Эпилог
Лето на побережье Ниццы было ленивым и медовым. Воздух пах морской солью, сосновыми иглами и чем-то жареным — аппетитным и домашним. На склоне холма, в окружении лаванды, стоял особняк Демироглу. Его белые стены были согреты солнцем, а терраса — наполнена жизнью.
Из открытых окон доносился звонкий смех, визг детей, шарканье босых ног по мрамору и плач младенца, перекрываемый нежным, убаюкивающим голосом матери.
Беременная Николь, в лёгком чёрном платье на тонких бретелях, спускалась по ступеням террасы, прижимая ладонь к округлому животу. Два маленьких мальчика — её пятилетние близнецы Амирхан и Джималь — сломя голову бежали к ней, но, под строгим окриком отца с гриля, замедлили шаг и, послушно, по-джентльменски, взяли мать за руки.
— Осторожно, мама несёт нашего братика! — с важностью шепнул Джималь, глядя на живот.
— Или сестрёнку! — не согласился Амирхан. — А если это котёнок?
— Тогда папа нас точно выгонит, — прошептал Джималь и оба прыснули в ладони.
— Эй, пацаны! — донёсся голос Явуза из беседки. — Потише, помогите маме дойти спокойно! Она у нас с подарочком!
— Да, да! Мы ведём её! — серьёзно закивали мальчики и аккуратно повели Николь по дорожке, устланной галькой.
У беседки за грилем стояли Явуз и Мурад — оба в лёгких рубашках навыпуск, с приподнятыми рукавами. Один переворачивал мясо на решётке, второй в этот момент — строго, но с явной нежностью — рявкал на своего сына:
— Рамир! Я же сказал — не трогай сестрёнку за ушки! Она только родилась! Осторожнее, ради всего святого!
— Я просто показал ей игрушку, папа! — оправдывался мальчик, спрятавшись за ножку деревянного стула.
— Явуз, — рассмеялся Мурад, — до сих пор не верю, что вы решились на третьего!

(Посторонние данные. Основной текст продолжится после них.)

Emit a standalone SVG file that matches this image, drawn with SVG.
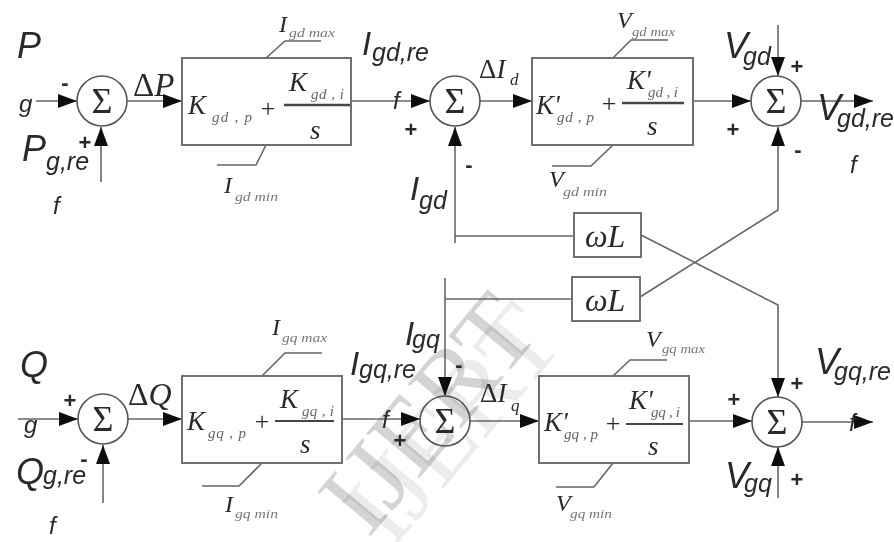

— Не говори, брат, — покачал головой Явуз, стряхнув пепел с мангала. — Шесть лет назад я держал в руках её медицинскую карту. «Бесплодие». Думаешь, я спал потом спокойно? А это, оказывается, был всего лишь очередной способ сломать её. Шакалы... и ваш батя тоже.

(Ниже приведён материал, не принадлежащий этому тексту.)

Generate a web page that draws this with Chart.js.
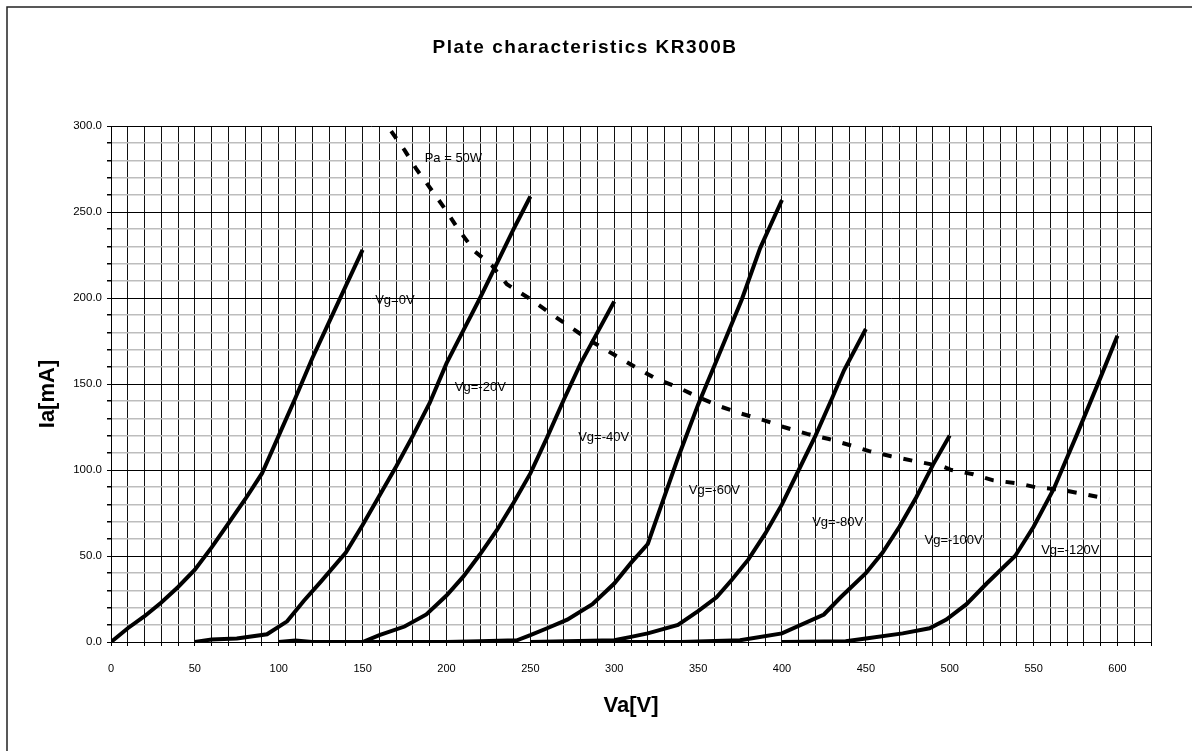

— К чёрту покойников, — Мурад махнул рукой. — Сегодня только про живых.
— Вот и правильно! — сказала Николь, отпуская руки сыновей и аккуратно опускаясь на скамью с подушками.

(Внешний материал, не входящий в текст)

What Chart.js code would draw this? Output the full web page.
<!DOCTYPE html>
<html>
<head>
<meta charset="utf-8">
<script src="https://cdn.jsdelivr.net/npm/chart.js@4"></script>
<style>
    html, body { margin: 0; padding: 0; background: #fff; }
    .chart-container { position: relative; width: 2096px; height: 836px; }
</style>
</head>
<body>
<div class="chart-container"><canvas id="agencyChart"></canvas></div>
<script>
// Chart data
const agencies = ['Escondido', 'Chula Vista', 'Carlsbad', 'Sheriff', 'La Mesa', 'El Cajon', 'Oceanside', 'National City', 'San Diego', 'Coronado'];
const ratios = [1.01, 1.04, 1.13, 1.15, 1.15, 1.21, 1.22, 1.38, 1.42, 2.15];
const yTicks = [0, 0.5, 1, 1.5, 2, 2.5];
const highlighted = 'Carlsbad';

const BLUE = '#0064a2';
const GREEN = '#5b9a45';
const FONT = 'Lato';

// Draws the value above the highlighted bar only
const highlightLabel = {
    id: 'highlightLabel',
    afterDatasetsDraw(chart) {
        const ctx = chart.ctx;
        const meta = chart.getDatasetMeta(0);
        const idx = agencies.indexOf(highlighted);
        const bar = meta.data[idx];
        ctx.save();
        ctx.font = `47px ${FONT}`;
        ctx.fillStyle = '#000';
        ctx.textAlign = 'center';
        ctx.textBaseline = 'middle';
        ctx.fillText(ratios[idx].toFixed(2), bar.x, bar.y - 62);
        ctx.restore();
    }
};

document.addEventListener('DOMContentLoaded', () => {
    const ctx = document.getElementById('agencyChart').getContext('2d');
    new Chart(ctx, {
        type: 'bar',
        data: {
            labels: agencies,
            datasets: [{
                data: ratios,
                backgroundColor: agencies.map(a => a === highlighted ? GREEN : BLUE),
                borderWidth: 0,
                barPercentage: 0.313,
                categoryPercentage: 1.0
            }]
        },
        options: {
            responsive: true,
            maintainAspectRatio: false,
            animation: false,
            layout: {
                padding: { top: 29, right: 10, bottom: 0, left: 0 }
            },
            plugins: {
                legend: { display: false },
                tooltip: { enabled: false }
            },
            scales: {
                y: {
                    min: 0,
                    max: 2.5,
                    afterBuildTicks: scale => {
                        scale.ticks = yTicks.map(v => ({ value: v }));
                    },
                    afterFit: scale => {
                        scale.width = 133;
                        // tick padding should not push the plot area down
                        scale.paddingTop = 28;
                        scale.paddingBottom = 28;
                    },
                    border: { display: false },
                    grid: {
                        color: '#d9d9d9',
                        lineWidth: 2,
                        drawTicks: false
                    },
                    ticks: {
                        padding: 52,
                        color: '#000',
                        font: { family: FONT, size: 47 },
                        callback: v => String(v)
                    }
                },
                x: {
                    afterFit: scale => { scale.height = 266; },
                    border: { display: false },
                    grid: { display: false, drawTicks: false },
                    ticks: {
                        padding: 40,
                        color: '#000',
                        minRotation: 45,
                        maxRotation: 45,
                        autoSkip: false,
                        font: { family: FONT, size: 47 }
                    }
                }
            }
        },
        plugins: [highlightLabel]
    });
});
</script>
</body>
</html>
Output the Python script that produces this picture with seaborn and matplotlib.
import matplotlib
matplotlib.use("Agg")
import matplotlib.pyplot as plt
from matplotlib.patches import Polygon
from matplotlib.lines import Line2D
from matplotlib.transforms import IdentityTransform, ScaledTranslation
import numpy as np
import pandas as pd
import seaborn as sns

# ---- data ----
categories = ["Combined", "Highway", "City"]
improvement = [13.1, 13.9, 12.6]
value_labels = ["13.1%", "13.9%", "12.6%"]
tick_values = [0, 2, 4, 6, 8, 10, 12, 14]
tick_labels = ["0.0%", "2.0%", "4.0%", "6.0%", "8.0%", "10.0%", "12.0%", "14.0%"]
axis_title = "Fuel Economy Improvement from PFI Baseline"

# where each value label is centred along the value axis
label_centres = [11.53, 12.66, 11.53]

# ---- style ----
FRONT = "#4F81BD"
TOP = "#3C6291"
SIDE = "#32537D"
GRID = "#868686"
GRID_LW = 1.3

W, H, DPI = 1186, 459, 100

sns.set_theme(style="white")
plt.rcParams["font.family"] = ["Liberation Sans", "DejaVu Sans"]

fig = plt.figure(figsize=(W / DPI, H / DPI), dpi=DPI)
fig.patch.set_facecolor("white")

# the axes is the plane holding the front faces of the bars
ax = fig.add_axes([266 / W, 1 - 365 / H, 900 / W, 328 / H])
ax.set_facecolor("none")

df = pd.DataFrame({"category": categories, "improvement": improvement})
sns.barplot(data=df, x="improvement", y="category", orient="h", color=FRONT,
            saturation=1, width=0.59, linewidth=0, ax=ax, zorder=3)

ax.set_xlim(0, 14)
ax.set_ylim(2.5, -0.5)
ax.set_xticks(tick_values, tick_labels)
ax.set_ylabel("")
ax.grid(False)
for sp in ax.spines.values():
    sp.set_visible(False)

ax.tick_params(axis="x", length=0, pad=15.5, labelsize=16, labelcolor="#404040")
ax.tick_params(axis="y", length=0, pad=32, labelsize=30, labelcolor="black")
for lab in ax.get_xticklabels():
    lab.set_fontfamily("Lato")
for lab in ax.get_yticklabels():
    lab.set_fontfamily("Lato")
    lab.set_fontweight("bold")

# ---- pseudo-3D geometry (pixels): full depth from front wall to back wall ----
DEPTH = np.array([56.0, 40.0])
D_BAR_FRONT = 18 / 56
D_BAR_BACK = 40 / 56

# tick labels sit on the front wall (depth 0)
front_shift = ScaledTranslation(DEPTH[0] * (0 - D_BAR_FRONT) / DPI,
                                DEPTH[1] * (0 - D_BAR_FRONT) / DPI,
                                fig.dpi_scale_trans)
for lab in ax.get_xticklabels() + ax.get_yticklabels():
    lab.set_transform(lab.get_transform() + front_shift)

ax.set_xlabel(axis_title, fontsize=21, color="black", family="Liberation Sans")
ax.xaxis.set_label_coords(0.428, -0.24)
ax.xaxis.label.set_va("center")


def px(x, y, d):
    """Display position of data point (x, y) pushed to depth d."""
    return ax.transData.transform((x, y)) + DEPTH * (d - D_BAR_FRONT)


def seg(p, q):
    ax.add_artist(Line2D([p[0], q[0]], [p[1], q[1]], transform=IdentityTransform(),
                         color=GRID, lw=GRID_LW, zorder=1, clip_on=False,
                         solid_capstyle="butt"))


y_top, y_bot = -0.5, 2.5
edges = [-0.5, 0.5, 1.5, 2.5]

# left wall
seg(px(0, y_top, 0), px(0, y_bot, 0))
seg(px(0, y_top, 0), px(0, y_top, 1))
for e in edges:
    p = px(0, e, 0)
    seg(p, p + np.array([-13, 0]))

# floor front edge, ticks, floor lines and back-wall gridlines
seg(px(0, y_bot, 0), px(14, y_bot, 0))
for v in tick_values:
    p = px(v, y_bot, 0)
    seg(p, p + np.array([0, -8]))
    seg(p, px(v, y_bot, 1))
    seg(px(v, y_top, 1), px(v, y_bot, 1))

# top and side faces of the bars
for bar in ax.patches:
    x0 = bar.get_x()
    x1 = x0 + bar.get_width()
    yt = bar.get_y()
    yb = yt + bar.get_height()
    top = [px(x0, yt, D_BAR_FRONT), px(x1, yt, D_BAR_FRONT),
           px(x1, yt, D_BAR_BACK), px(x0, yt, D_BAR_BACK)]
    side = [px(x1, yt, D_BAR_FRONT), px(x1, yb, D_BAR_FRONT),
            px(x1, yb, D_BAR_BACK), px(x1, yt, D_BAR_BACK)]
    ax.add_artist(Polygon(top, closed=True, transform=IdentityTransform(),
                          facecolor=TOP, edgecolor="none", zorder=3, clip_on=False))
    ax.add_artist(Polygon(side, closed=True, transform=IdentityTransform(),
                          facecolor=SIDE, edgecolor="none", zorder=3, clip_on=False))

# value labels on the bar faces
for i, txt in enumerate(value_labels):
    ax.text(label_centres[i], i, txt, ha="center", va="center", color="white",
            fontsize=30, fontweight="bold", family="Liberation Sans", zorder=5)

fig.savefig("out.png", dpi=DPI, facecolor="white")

— Ну, бегемотик — это ты сама сказала, — усмехнулся Явуз, подмигнув. — Для меня ты королева, даже в девятом месяце. — прыснул Явуз кладя руку на живот жены.
— Твоя дочь такая же неспокойная как и ты дорогой. — кинула Николь поворачивая голову в брату.
— А где Лейла? — Николь повернулась к Мураду.
— В доме с мамой. Скоро выйдут. Госпожа Тургутхан сходит с ума — то смеётся, то рыдает, то снова смеётся. Постродовые гормоны... Слава Аллаху, хоть не послеродовая депрессия.
— Сочувствую тебе, братец. — Явуз фыркнул. — Ты думаешь, у меня легче? Николь вчера пыталась постирать шторы в два часа ночи, а потом разрыдалась над тем, что они «слишком белые».
— Они реально слишком белые! — вскинулась Николь, смахивая невидимую пылинку с живота.
— Вот, видишь? — Явуз покачал головой, но с нежностью и гордостью смотрел на жену.
Из дома донёсся женский смех, и через мгновение на террасе показалась Лейла неспящая бутылочку с смесью и салат. А за ней подходит и счастливая свекровь что любуется своими детьми и внуками.
Дети бегали. Мужчины у гриля переговаривались. Женщины были в покое. И весь мир, казалось, на миг замер — в тишине, в принятии, в мире.
А Николь, положив руку на живот, тихо, почти мысленно, смотря на Явуза сказала:
«Долгих пять лет я ждала тебя, сквозь слёзы, боль и огонь я стала твоей. Никогда я не была настолько счастлива как сейчас осознавая что ты мой муж, отец моих детей и тот что держит меня на этом свете. Малышка, у нас самый лучший папа, а ты и твои братья его продолжение»
И вдруг как из ниоткуда Николь чувствует дикую боль в спине а потом осознает что у неё отошли воды.
— Похоже нам нужно будет перенести барбекю. — сильная волна боли и схватки пронзила тела Николь. — ЯВУЗ Я РОЖАЮ!